The majority of global property markets registered improving capital liquidity at the end of the third quarter, the latest RCA Capital Liquidity Scores report shows, an indication that the recovery from the Covid-19 pandemic is gaining momentum. Liquidity increased from a year prior in 90 of the 155 markets covered by the analysis, up from 55 at midyear and 29 in the first quarter. However, on average, liquidity is not yet back at pre-pandemic levels.
A handful of cities globally notched their highest liquidity scores in the third quarter. Eight of the 10 record-setters are in the U.S., which emphasizes how quickly liquidity in the world’s biggest commercial real estate market has bounced back from the low ebb in the middle of 2020. The shift in capital to secondary markets and the strength of demand for assets such as logistics and life sciences properties have benefited the likes of Nashville, Charlotte, Raleigh/Durham and the Inland Empire in the Los Angeles metro area.
There is a similar picture in some of the smaller European cities, where liquidity is at or close to record levels because of demand for favored property types. For example, Copenhagen liquidity has been driven to new highs by demand for apartment property, while in Manchester and Birmingham, demand for industrial assets has pushed liquidity to multi-year highs.

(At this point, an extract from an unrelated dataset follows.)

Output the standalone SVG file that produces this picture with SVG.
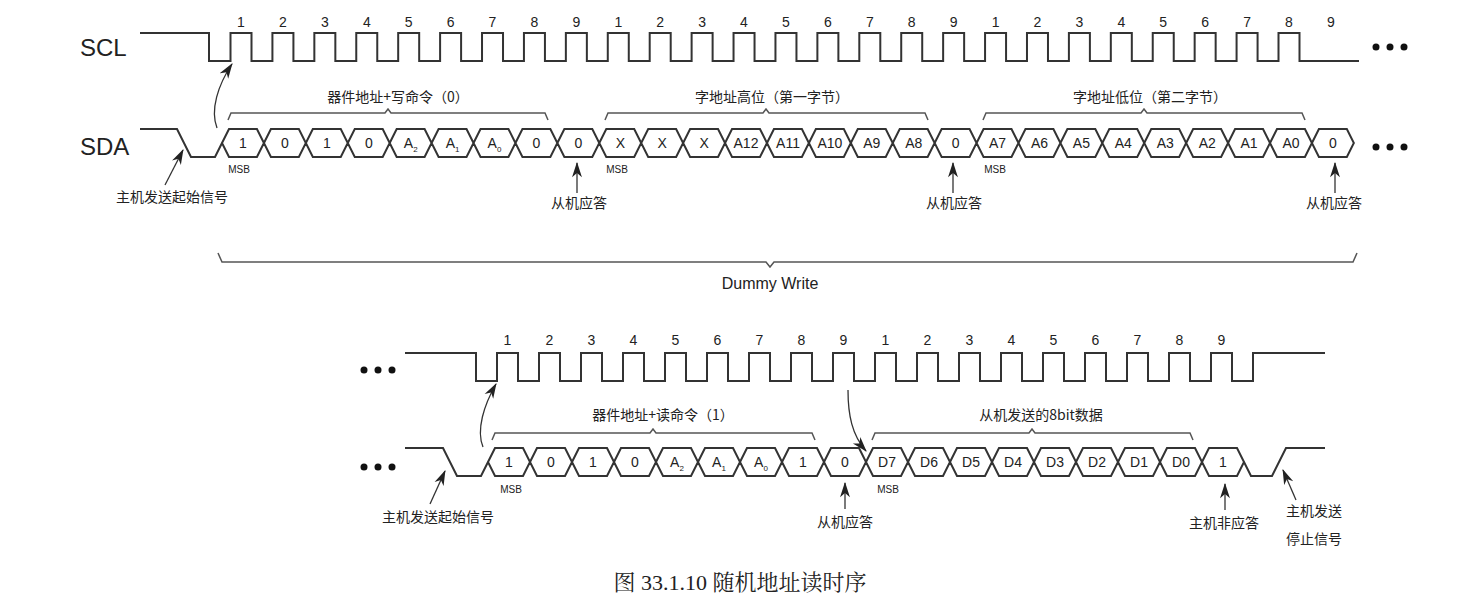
<svg xmlns="http://www.w3.org/2000/svg" width="1461" height="609" viewBox="0 0 1461 609">
<defs>
<marker id="ah" viewBox="0 0 10 10" refX="9" refY="5" markerWidth="9" markerHeight="9" markerUnits="userSpaceOnUse" orient="auto"><path d="M0,1 L10,5 L0,9 L3,5 z" fill="#222"/></marker>
<marker id="ahb" viewBox="0 0 14 10" refX="13" refY="5" markerWidth="16" markerHeight="11" markerUnits="userSpaceOnUse" orient="auto"><path d="M0,0.5 L14,5 L0,9.5 L4,5 z" fill="#222"/></marker>
</defs>
<style>
.w{fill:none;stroke:#333;stroke-width:2;stroke-linejoin:miter}
.br{fill:none;stroke:#555;stroke-width:1.5}
.ar{fill:none;stroke:#333;stroke-width:1.3}
text{font-family:"Liberation Sans","Noto Sans CJK SC",sans-serif;fill:#222}
.n{font-size:14px;text-anchor:middle}
.c{font-size:14px;text-anchor:middle}
.s{font-size:10px;text-anchor:middle}
.cj{font-family:"Noto Sans CJK SC",sans-serif;font-size:14px;text-anchor:middle}
.big{font-size:24px}
.dot{fill:#111}
</style>
<rect width="1461" height="609" fill="#fff"/>
<g id="top-signals">
<text class="big" x="80" y="56">SCL</text>
<text class="big" x="80" y="155">SDA</text>
<path class="w" d="M140,33 H209 V61 H230.5 V33 h21 v28 h20.92 v-28 h21 v28 h20.92 v-28 h21 v28 h20.92 v-28 h21 v28 h20.92 v-28 h21 v28 h20.92 v-28 h21 v28 h20.92 v-28 h21 v28 h20.92 v-28 h21 v28 h20.92 v-28 h21 v28 h20.92 v-28 h21 v28 h20.92 v-28 h21 v28 h20.92 v-28 h21 v28 h20.92 v-28 h21 v28 h20.92 v-28 h21 v28 h20.92 v-28 h21 v28 h20.92 v-28 h21 v28 h20.92 v-28 h21 v28 h20.92 v-28 h21 v28 h20.92 v-28 h21 v28 h20.92 v-28 h21 v28 h20.92 v-28 h21 v28 h20.92 v-28 h21 v28 h20.92 v-28 h21 v28 h20.92 v-28 h21 v28 h20.92 v-28 h21 v28 h20.92 v-28 h21 v28 H1359"/>
<path class="w" d="M140,129 H177 L191,157 H215 L222,143"/>
<path class="w" d="M222,143 l7,-14 h27.92 l7,14 l-7,14 h-27.92 z m41.92,0 l7,-14 h27.92 l7,14 l-7,14 h-27.92 z m41.92,0 l7,-14 h27.92 l7,14 l-7,14 h-27.92 z m41.92,0 l7,-14 h27.92 l7,14 l-7,14 h-27.92 z m41.92,0 l7,-14 h27.92 l7,14 l-7,14 h-27.92 z m41.92,0 l7,-14 h27.92 l7,14 l-7,14 h-27.92 z m41.92,0 l7,-14 h27.92 l7,14 l-7,14 h-27.92 z m41.92,0 l7,-14 h27.92 l7,14 l-7,14 h-27.92 z m41.92,0 l7,-14 h27.92 l7,14 l-7,14 h-27.92 z m41.92,0 l7,-14 h27.92 l7,14 l-7,14 h-27.92 z m41.92,0 l7,-14 h27.92 l7,14 l-7,14 h-27.92 z m41.92,0 l7,-14 h27.92 l7,14 l-7,14 h-27.92 z m41.92,0 l7,-14 h27.92 l7,14 l-7,14 h-27.92 z m41.92,0 l7,-14 h27.92 l7,14 l-7,14 h-27.92 z m41.92,0 l7,-14 h27.92 l7,14 l-7,14 h-27.92 z m41.92,0 l7,-14 h27.92 l7,14 l-7,14 h-27.92 z m41.92,0 l7,-14 h27.92 l7,14 l-7,14 h-27.92 z m41.92,0 l7,-14 h27.92 l7,14 l-7,14 h-27.92 z m41.92,0 l7,-14 h27.92 l7,14 l-7,14 h-27.92 z m41.92,0 l7,-14 h27.92 l7,14 l-7,14 h-27.92 z m41.92,0 l7,-14 h27.92 l7,14 l-7,14 h-27.92 z m41.92,0 l7,-14 h27.92 l7,14 l-7,14 h-27.92 z m41.92,0 l7,-14 h27.92 l7,14 l-7,14 h-27.92 z m41.92,0 l7,-14 h27.92 l7,14 l-7,14 h-27.92 z m41.92,0 l7,-14 h27.92 l7,14 l-7,14 h-27.92 z m41.92,0 l7,-14 h27.92 l7,14 l-7,14 h-27.92 z m41.92,0 l7,-14 h27.92 l7,14 l-7,14 h-27.92 z"/>
<circle class="dot" cx="1376" cy="47" r="3.5"/><circle class="dot" cx="1390" cy="47" r="3.5"/><circle class="dot" cx="1404" cy="47" r="3.5"/>
<circle class="dot" cx="1376" cy="147" r="3.5"/><circle class="dot" cx="1390" cy="147" r="3.5"/><circle class="dot" cx="1404" cy="147" r="3.5"/>
<g class="n">
<text x="241" y="27">1</text><text x="282.9" y="27">2</text><text x="324.8" y="27">3</text><text x="366.8" y="27">4</text><text x="408.7" y="27">5</text><text x="450.6" y="27">6</text><text x="492.5" y="27">7</text><text x="534.4" y="27">8</text><text x="576.4" y="27">9</text>
<text x="618.3" y="27">1</text><text x="660.2" y="27">2</text><text x="702.1" y="27">3</text><text x="744" y="27">4</text><text x="786" y="27">5</text><text x="827.9" y="27">6</text><text x="869.8" y="27">7</text><text x="911.7" y="27">8</text><text x="953.6" y="27">9</text>
<text x="995.6" y="27">1</text><text x="1037.5" y="27">2</text><text x="1079.4" y="27">3</text><text x="1121.3" y="27">4</text><text x="1163.2" y="27">5</text><text x="1205.2" y="27">6</text><text x="1247.1" y="27">7</text><text x="1289" y="27">8</text><text x="1330.9" y="27">9</text>
</g>
<g class="c">
<text x="243" y="148">1</text><text x="284.9" y="148">0</text><text x="326.8" y="148">1</text><text x="368.8" y="148">0</text>
<text x="410.7" y="148">A<tspan font-size="8" dy="4">2</tspan></text><text x="452.6" y="148">A<tspan font-size="8" dy="4">1</tspan></text><text x="494.5" y="148">A<tspan font-size="8" dy="4">0</tspan></text>
<text x="536.4" y="148">0</text><text x="578.4" y="148">0</text>
<text x="620.3" y="148">X</text><text x="662.2" y="148">X</text><text x="704.1" y="148">X</text><text x="746" y="148">A12</text><text x="788" y="148">A11</text><text x="829.9" y="148">A10</text><text x="871.8" y="148">A9</text><text x="913.7" y="148">A8</text><text x="955.6" y="148">0</text>
<text x="997.6" y="148">A7</text><text x="1039.5" y="148">A6</text><text x="1081.4" y="148">A5</text><text x="1123.3" y="148">A4</text><text x="1165.2" y="148">A3</text><text x="1207.2" y="148">A2</text><text x="1249.1" y="148">A1</text><text x="1291" y="148">A0</text><text x="1332.9" y="148">0</text>
</g>
<g class="s"><text x="239" y="173">MSB</text><text x="617" y="173">MSB</text><text x="995" y="173">MSB</text></g>
</g>
<g id="top-braces">
<path class="br" d="M228,120 L231,113 H385 L388,109 L391,113 H545 L548,120"/>
<path class="br" d="M605,120 L608,113 H763 L766,109 L769,113 H925 L928,120"/>
<path class="br" d="M983,120 L986,113 H1141 L1144,109 L1147,113 H1302 L1305,120"/>
<text class="cj" x="398" y="102">器件地址+写命令（0）</text>
<text class="cj" x="772" y="102">字地址高位（第一字节）</text>
<text class="cj" x="1150" y="102">字地址低位（第二字节）</text>
<path class="br" d="M218,253 L222,262 H766 L770,267 L774,262 H1353 L1357,253"/>
<text x="770" y="289" style="font-size:16px;text-anchor:middle">Dummy Write</text>
</g>
<g id="bottom-signals">
<circle class="dot" cx="364" cy="370" r="3.5"/><circle class="dot" cx="378" cy="370" r="3.5"/><circle class="dot" cx="392" cy="370" r="3.5"/>
<circle class="dot" cx="364" cy="467" r="3.5"/><circle class="dot" cx="378" cy="467" r="3.5"/><circle class="dot" cx="392" cy="467" r="3.5"/>
<path class="w" d="M405,353 H476 V381 H497 V353 h21 v28 h21 v-28 h21 v28 h21 v-28 h21 v28 h21 v-28 h21 v28 h21 v-28 h21 v28 h21 v-28 h21 v28 h21 v-28 h21 v28 h21 v-28 h21 v28 h21 v-28 h21 v28 h21 v-28 h21 v28 h21 v-28 h21 v28 h21 v-28 h21 v28 h21 v-28 h21 v28 h21 v-28 h21 v28 h21 v-28 h21 v28 h21 v-28 h21 v28 h21 v-28 h21 v28 h21 v-28 h21 v28 h21 v-28 H1325"/>
<path class="w" d="M405,448 H443 L457,476 H481 L488,462"/>
<path class="w" d="M488,462 l7,-14 h28 l7,14 l-7,14 h-28 z m42,0 l7,-14 h28 l7,14 l-7,14 h-28 z m42,0 l7,-14 h28 l7,14 l-7,14 h-28 z m42,0 l7,-14 h28 l7,14 l-7,14 h-28 z m42,0 l7,-14 h28 l7,14 l-7,14 h-28 z m42,0 l7,-14 h28 l7,14 l-7,14 h-28 z m42,0 l7,-14 h28 l7,14 l-7,14 h-28 z m42,0 l7,-14 h28 l7,14 l-7,14 h-28 z m42,0 l7,-14 h28 l7,14 l-7,14 h-28 z m42,0 l7,-14 h28 l7,14 l-7,14 h-28 z m42,0 l7,-14 h28 l7,14 l-7,14 h-28 z m42,0 l7,-14 h28 l7,14 l-7,14 h-28 z m42,0 l7,-14 h28 l7,14 l-7,14 h-28 z m42,0 l7,-14 h28 l7,14 l-7,14 h-28 z m42,0 l7,-14 h28 l7,14 l-7,14 h-28 z m42,0 l7,-14 h28 l7,14 l-7,14 h-28 z m42,0 l7,-14 h28 l7,14 l-7,14 h-28 z m42,0 l7,-14 h28 l7,14 l-7,14 h-28 z"/>
<path class="w" d="M1244,462 L1251,476 H1272 L1286,448 H1325"/>
<g class="n">
<text x="507.5" y="345">1</text><text x="549.5" y="345">2</text><text x="591.5" y="345">3</text><text x="633.5" y="345">4</text><text x="675.5" y="345">5</text><text x="717.5" y="345">6</text><text x="759.5" y="345">7</text><text x="801.5" y="345">8</text><text x="843.5" y="345">9</text>
<text x="885.5" y="345">1</text><text x="927.5" y="345">2</text><text x="969.5" y="345">3</text><text x="1011.5" y="345">4</text><text x="1053.5" y="345">5</text><text x="1095.5" y="345">6</text><text x="1137.5" y="345">7</text><text x="1179.5" y="345">8</text><text x="1221.5" y="345">9</text>
</g>
<g class="c">
<text x="509" y="467">1</text><text x="551" y="467">0</text><text x="593" y="467">1</text><text x="635" y="467">0</text>
<text x="677" y="467">A<tspan font-size="8" dy="4">2</tspan></text><text x="719" y="467">A<tspan font-size="8" dy="4">1</tspan></text><text x="761" y="467">A<tspan font-size="8" dy="4">0</tspan></text>
<text x="803" y="467">1</text><text x="845" y="467">0</text>
<text x="887" y="467">D7</text><text x="929" y="467">D6</text><text x="971" y="467">D5</text><text x="1013" y="467">D4</text><text x="1055" y="467">D3</text><text x="1097" y="467">D2</text><text x="1139" y="467">D1</text><text x="1181" y="467">D0</text><text x="1223" y="467">1</text>
</g>
<g class="s"><text x="511" y="493">MSB</text><text x="888" y="493">MSB</text></g>
</g>
<g id="bottom-braces">
<path class="br" d="M492,440 L495,433 H650 L653,429 L656,433 H812 L815,440"/>
<path class="br" d="M872,440 L875,433 H1029 L1032,429 L1035,433 H1190 L1193,440"/>
<text class="cj" x="663" y="420">器件地址+读命令（1）</text>
<text class="cj" x="1041" y="420">从机发送的8bit数据</text>
</g>
<g id="annotations">
<text class="cj" x="172" y="202">主机发送起始信号</text>
<text class="cj" x="579" y="208">从机应答</text>
<text class="cj" x="954" y="208">从机应答</text>
<text class="cj" x="1334" y="208">从机应答</text>
<text class="cj" x="438" y="522">主机发送起始信号</text>
<text class="cj" x="845" y="527">从机应答</text>
<text class="cj" x="1224" y="528">主机非应答</text>
<text class="cj" x="1314" y="516">主机发送</text>
<text class="cj" x="1314" y="544">停止信号</text>
<text x="740" y="590" style="font-family:'Liberation Serif','Noto Serif CJK SC','Noto Sans CJK SC',serif;font-size:22px;text-anchor:middle">图  33.1.10  随机地址读时序</text>
</g>
<g id="connectors">
<path class="ar" d="M165,185 L183,150" marker-end="url(#ahb)"/>
<path class="ar" d="M217,128 C210,110 218,85 232,64" marker-end="url(#ahb)"/>
<path class="ar" d="M577,193 L577,163" marker-end="url(#ahb)"/>
<path class="ar" d="M953,193 L953,163" marker-end="url(#ahb)"/>
<path class="ar" d="M1335,193 L1335,163" marker-end="url(#ahb)"/>
<path class="ar" d="M430,504 L445,471" marker-end="url(#ahb)"/>
<path class="ar" d="M483,447 C476,430 484,405 496,384" marker-end="url(#ahb)"/>
<path class="ar" d="M845,509 L845,483" marker-end="url(#ahb)"/>
<path class="ar" d="M848,390 C848,415 852,435 866,451" marker-end="url(#ahb)"/>
<path class="ar" d="M1225,510 L1225,484" marker-end="url(#ahb)"/>
<path class="ar" d="M1296,500 L1283,470" marker-end="url(#ahb)"/>
</g>
</svg>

Liquidity in the Asia Pacific markets did not fall away during the peak of the pandemic to the extent that it did in European and North American markets. Nevertheless, the number of markets where liquidity was higher in the third quarter than a year ago was 20 out of 28, and the regional average score climbed to the highest it has been since the start of 2008. Sydney’s third quarter score was the highest since 2016 and Melbourne’s the highest since 2018, boosted by capital pouring into the logistics sector.